岩本氏とZのダミー会社の間に本当に接点はないのか? 取材で浮上してきたのが、白いベンツの高級RV車である。岩本氏が週末に外出する時など、プライベートで使用していることが確認できた。運転していたのは、2年前まで岩本氏の女子医大への通勤で専属運転手を務めていた、岩本氏の甥である。
質問状に対し、岩本氏からの回答は…
このベンツは2021年、Zの会社が約1200万円で購入していたことが判明。購入の原資は、女子医大の取引先から得た報酬である可能性が考えられる。

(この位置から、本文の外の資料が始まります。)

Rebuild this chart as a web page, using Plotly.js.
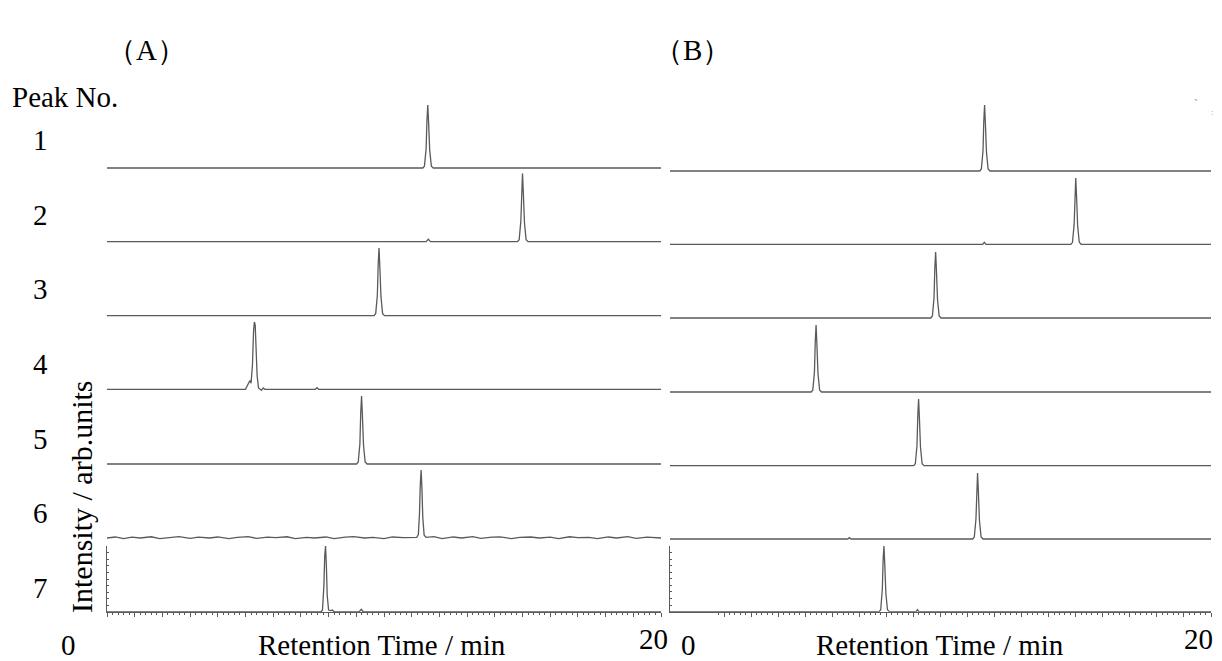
<!DOCTYPE html>
<html>
<head>
<meta charset="utf-8">
<script src="https://cdn.plot.ly/plotly-3.0.1.min.js"></script>
<style>html,body{margin:0;padding:0;background:#fff;}#chart{width:1222px;height:661px;}</style>
</head>
<body>
<div id="chart"></div>
<script>
// ---------- data (retention time in min, intensity normalised per chromatogram) ----------
const peakLabels = ["1","2","3","4","5","6","7"];
const panelLabels = ["（A）","（B）"];
const xTitle = "Retention Time / min";
const yTitle = "Intensity / arb.units";
const xTickLabels = ["0","20"];

// Panel A
const a1_t = [0, 11.40, 11.46, 11.52, 11.55, 11.58, 11.61, 11.65, 11.71, 11.78, 20];
const a1_y = [0, 0, 0.03, 0.30, 0.75, 1.00, 0.72, 0.28, 0.03, 0, 0];
const a2_t = [0, 11.52, 11.60, 11.68, 14.82, 14.88, 14.94, 14.97, 15.00, 15.03, 15.07, 15.13, 15.20, 20];
const a2_y = [0, 0, 0.035, 0, 0, 0.03, 0.30, 0.75, 1.00, 0.72, 0.28, 0.03, 0, 0];
const a3_t = [0, 9.64, 9.70, 9.76, 9.79, 9.82, 9.85, 9.89, 9.95, 10.02, 20];
const a3_y = [0, 0, 0.03, 0.30, 0.75, 1.00, 0.72, 0.28, 0.03, 0, 0];
const a4_t = [0, 5.00, 5.06, 5.12, 5.16, 5.20, 5.25, 5.29, 5.32, 5.35, 5.38, 5.42, 5.47, 5.52, 5.58, 5.64, 5.70, 7.52, 7.58, 7.64, 20];
const a4_y = [0, 0, 0.05, 0.11, 0.13, 0.09, 0.35, 0.85, 1.00, 0.95, 0.60, 0.20, 0.02, 0, -0.015, 0.02, 0, 0, 0.025, 0, 0];
const a5_t = [0, 9.01, 9.07, 9.13, 9.16, 9.19, 9.22, 9.26, 9.32, 9.39, 20];
const a5_y = [0, 0, 0.03, 0.30, 0.75, 1.00, 0.72, 0.28, 0.03, 0, 0];
const a6_t = [0, 0.3, 0.6, 0.9, 1.2, 1.6, 1.9, 2.3, 2.6, 3.0, 3.3, 3.7, 4.0, 4.4, 4.7, 5.1, 5.4, 5.8, 6.1, 6.5, 6.8, 7.2, 7.5, 7.9, 8.2, 8.6, 8.9, 9.3, 9.6, 10.0, 10.3, 10.7, 11.0, 11.18, 11.24, 11.28, 11.31, 11.34, 11.37, 11.40, 11.45, 11.52, 11.8, 12.1, 12.5, 12.8, 13.2, 13.5, 13.9, 14.2, 14.6, 14.9, 15.3, 15.6, 16.0, 16.3, 16.7, 17.0, 17.4, 17.7, 18.1, 18.4, 18.8, 19.1, 19.5, 19.8, 20];
const a6_y = [0, 0.015, -0.01, 0.012, 0, 0.018, -0.008, 0.01, 0.02, -0.005, 0.012, 0, 0.015, -0.01, 0.01, 0.02, -0.005, 0.012, 0.005, 0.018, -0.008, 0.01, 0, 0.015, -0.01, 0.012, 0.02, 0, 0.01, -0.008, 0.015, 0.005, 0.01, 0.01, 0.05, 0.35, 0.78, 1.00, 0.72, 0.30, 0.04, 0.01, 0.02, -0.008, 0.015, 0, 0.02, -0.005, 0.012, 0.018, -0.01, 0.01, 0.015, 0, 0.012, -0.008, 0.018, 0.005, 0.01, -0.01, 0.015, 0, 0.02, -0.005, 0.012, 0.005, 0];
const a7_t = [0, 7.72, 7.78, 7.83, 7.86, 7.89, 7.92, 7.95, 8.00, 8.07, 8.14, 8.20, 9.10, 9.18, 9.26, 20];
const a7_y = [0, 0, 0.03, 0.40, 0.85, 1.00, 0.70, 0.25, 0.03, 0.02, 0.03, 0, 0, 0.04, 0, 0];

// Panel B
const b1_t = [0, 11.45, 11.51, 11.57, 11.60, 11.63, 11.66, 11.70, 11.76, 11.83, 20];
const b1_y = [0, 0, 0.03, 0.30, 0.75, 1.00, 0.72, 0.28, 0.03, 0, 0];
const b2_t = [0, 11.56, 11.62, 11.68, 14.82, 14.88, 14.94, 14.97, 15.00, 15.03, 15.07, 15.13, 15.20, 20];
const b2_y = [0, 0, 0.03, 0, 0, 0.03, 0.30, 0.75, 1.00, 0.72, 0.28, 0.03, 0, 0];
const b3_t = [0, 9.64, 9.70, 9.76, 9.79, 9.82, 9.85, 9.89, 9.95, 10.02, 20];
const b3_y = [0, 0, 0.03, 0.30, 0.75, 1.00, 0.72, 0.28, 0.03, 0, 0];
const b4_t = [0, 5.22, 5.28, 5.34, 5.37, 5.40, 5.43, 5.47, 5.53, 5.60, 20];
const b4_y = [0, 0, 0.03, 0.30, 0.75, 1.00, 0.72, 0.28, 0.03, 0, 0];
const b5_t = [0, 9.01, 9.07, 9.13, 9.16, 9.19, 9.22, 9.26, 9.32, 9.39, 20];
const b5_y = [0, 0, 0.03, 0.30, 0.75, 1.00, 0.72, 0.28, 0.03, 0, 0];
const b6_t = [0, 6.57, 6.63, 6.69, 11.19, 11.25, 11.31, 11.34, 11.37, 11.40, 11.44, 11.50, 11.57, 20];
const b6_y = [0, 0, 0.02, 0, 0, 0.03, 0.30, 0.75, 1.00, 0.72, 0.28, 0.03, 0, 0];
const b7_t = [0, 7.73, 7.79, 7.85, 7.88, 7.91, 7.94, 7.98, 8.04, 8.11, 9.10, 9.15, 9.20, 20];
const b7_y = [0, 0, 0.03, 0.35, 0.80, 1.00, 0.72, 0.28, 0.03, 0, 0, 0.03, 0, 0];

const seriesA = [[a1_t,a1_y],[a2_t,a2_y],[a3_t,a3_y],[a4_t,a4_y],[a5_t,a5_y],[a6_t,a6_y],[a7_t,a7_y]];
const seriesB = [[b1_t,b1_y],[b2_t,b2_y],[b3_t,b3_y],[b4_t,b4_y],[b5_t,b5_y],[b6_t,b6_y],[b7_t,b7_y]];

// ---------- layout geometry (pixels in the 1222x661 figure) ----------
const W = 1222, H = 661;
const panels = [
  {x0: 107, x1: 661, tickStart: 0, base: [168, 241.7, 315.7, 389.3, 464, 538, 612], top: [105, 173.3, 247.7, 321.7, 396, 470, 546]},
  {x0: 670, x1: 1211, tickStart: 1.8, base: [171, 244.3, 318, 392, 465.7, 539, 611.7], top: [105, 178, 252, 325, 399, 473, 546]}
];
const lineColor = "#5a5a5a";
const font = {family: "Liberation Serif, Times New Roman, serif", color: "#000", size: 29};

const traces = [];
const layout = {
  width: W, height: H,
  margin: {l: 0, r: 0, t: 0, b: 0},
  paper_bgcolor: "#fff", plot_bgcolor: "rgba(0,0,0,0)",
  showlegend: false,
  font: font,
  annotations: []
};

[seriesA, seriesB].forEach((series, p) => {
  const g = panels[p];
  const xName = p === 0 ? "x" : "x2";
  const xKey = p === 0 ? "xaxis" : "xaxis2";
  series.forEach((s, k) => {
    const idx = p * 7 + k + 1;
    const yName = idx === 1 ? "y" : "y" + idx;
    const yKey = idx === 1 ? "yaxis" : "yaxis" + idx;
    const last = (k === 6);
    const lo = last ? 0 : -0.03;
    const hi = 1.0;
    const b = g.base[k], t = g.top[k];
    const pxPerUnit = (b - t) / hi;
    const bottomPx = b - lo * pxPerUnit;
    layout[yKey] = {
      domain: [(H - bottomPx) / H, (H - t) / H],
      range: [lo, hi],
      anchor: xName,
      showgrid: false, zeroline: false,
      showticklabels: false,
      showline: last, linecolor: lineColor, linewidth: 1,
      ticks: last ? "inside" : "", ticklen: 2, tickcolor: lineColor, tickwidth: 1,
      dtick: 0.1, tick0: 0,
      fixedrange: true
    };
    traces.push({
      type: "scatter", mode: "lines",
      x: s[0], y: s[1],
      xaxis: xName, yaxis: yName,
      line: {color: lineColor, width: 1.3, shape: "linear"},
      hoverinfo: "skip"
    });
  });
  // tick positions along the time axis (major every 1 min, minor every 0.2 min)
  const major = [], minor = [];
  for (let i = 0; i <= 100; i++) {
    const v = i / 5;
    if (v < g.tickStart - 1e-9) continue;
    if (i % 5 === 0) major.push(v); else minor.push(v);
  }
  layout[xKey] = {
    domain: [g.x0 / W, g.x1 / W],
    range: [0, 20],
    anchor: p === 0 ? "y7" : "y14",
    showgrid: false, zeroline: false,
    showticklabels: false,
    showline: true, linecolor: lineColor, linewidth: 1,
    ticks: "outside", ticklen: 4, tickcolor: lineColor, tickwidth: 1,
    tickmode: "array", tickvals: major,
    minor: {ticks: "outside", ticklen: 2, tickmode: "array", tickvals: minor, tickcolor: lineColor, tickwidth: 1, showgrid: false},
    fixedrange: true
  };
});

function ann(text, px, py, opts) {
  layout.annotations.push(Object.assign({
    text: text, xref: "paper", yref: "paper",
    x: px / W, y: 1 - py / H,
    xanchor: "center", yanchor: "middle",
    showarrow: false, font: font
  }, opts || {}));
}

ann(panelLabels[0], 146, 50);
ann(panelLabels[1], 692, 50);
ann("Peak No.", 10, 97, {xanchor: "left"});
peakLabels.forEach((lab, k) => ann(lab, 40, 140 + k * (588 - 140) / 6));
ann(yTitle, 81, 497, {textangle: -90, font: Object.assign({}, font, {size: 30})});
ann(xTickLabels[0], 68, 645);
ann(xTitle, 382, 645);
ann(xTickLabels[1], 653, 639);
ann(xTickLabels[0], 688, 645);
ann(xTitle, 940, 645);
ann(xTickLabels[1], 1198, 639);
// faint scan marks in the upper right corner of panel (B)
ann("ˋ", 1196, 104, {font: {family: font.family, size: 12, color: "#888"}});
ann(":", 1212, 112, {font: {family: font.family, size: 9, color: "#999"}});

Plotly.newPlot("chart", traces, layout, {staticPlot: true, displayModeBar: false});
</script>
</body>
</html>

その後、「疑惑のベンツ」は、2022年にZの会社から、岩本氏が経営する個人会社に所有者が移転。そして今年3月、警視庁が家宅捜索を行う直前に、中古車店に売却されていた。
元検察官の落合洋司弁護士は、次のように指摘する。
「女子医大から受注した代金に、(ダミー会社への)キックバック分を上乗せしていると見て、警察は捜査している可能性が高い。取引先も共犯になる可能性がありますが、実務的には捜査協力させて立件しないことが多いです」
女子医大の取引先から多額の報酬を受けていた、ダミー会社。その会社が所有する「疑惑のベンツ」を使用し、自身の会社に所有者移転していた岩本氏。それでも全く関係がないと主張するのだろうか。
岩本氏に改めて質問状を送付すると、回答があった。
「(ベンツは)Zが個人で購入した車両と聞いていた。自分の会社が870万円で購入したが、名義の移転手続きなどはすべてZに任せていた。そもそも(ダミー会社の)存在すら知らない」
女子医大では疑惑のカネについて、第三者委員会を設置して7月末に調査結果を公表するという。